The KB article you refer gives your answers in this way...
To optimize performance at the application layer, Winsock copies data buffers from application send calls to a Winsock kernel buffer. Then, the stack uses its own heuristics (such as Nagle algorithm) to determine when to actually put the packet on the wire.
and, setting TCP_NODELAY or SO_SNDBUF=0 will disable Nagle algorithm as below,
The TCP_NODELAY socket option is applied to disable the Nagle algorithm so that the small data packets are delivered to the remote host without delay.

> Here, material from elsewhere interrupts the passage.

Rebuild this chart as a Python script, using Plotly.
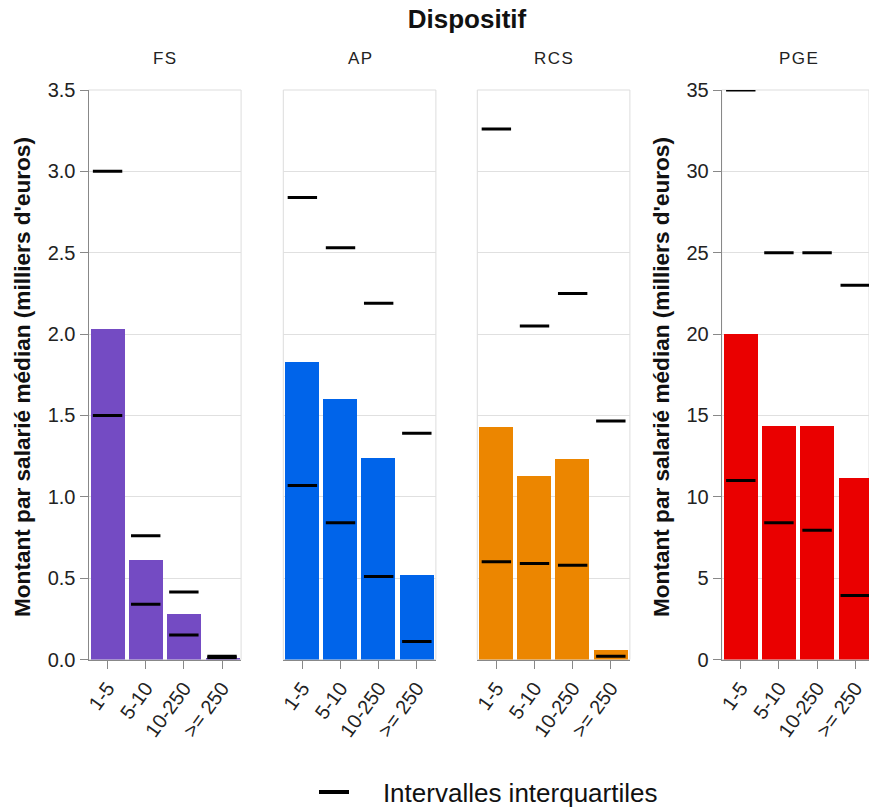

You can change the amount of Winsock kernel buffer allocated to the socket using the SO_SNDBUF option (it is 8K by default). If necessary, Winsock can buffer significantly more than the SO_SNDBUF buffer size. In most cases, the send completion in the application only indicates the data buffer in an application send call is copied to the Winsock kernel buffer and does not indicate that the data has hit the network medium. The only exception is when you disable the Winsock buffering by setting SO_SNDBUF to 0.
Reading your comment below, I realize you might be confused because setting TCP_NODELAY or setting SO_SNDBUF=0 both seem to be doing the same thing. If that is the case, please note that Nagle is applicable only over TCP streams (which segments data into packets), whereas SO_SNDBUF is a also applicable to UDP sockets.
Setting SO_SNDBUF to zero explicitly stops all output buffering and an immediate dispatch is attempted for each 'write' on the socket (at least in normal socket implementations).
Setting TCP_NODELAY will explicitly stop Nagle algorithm on TCP sockets though the send buffer may be available and used for delayed dispatch (after send success is acknowledged to the application).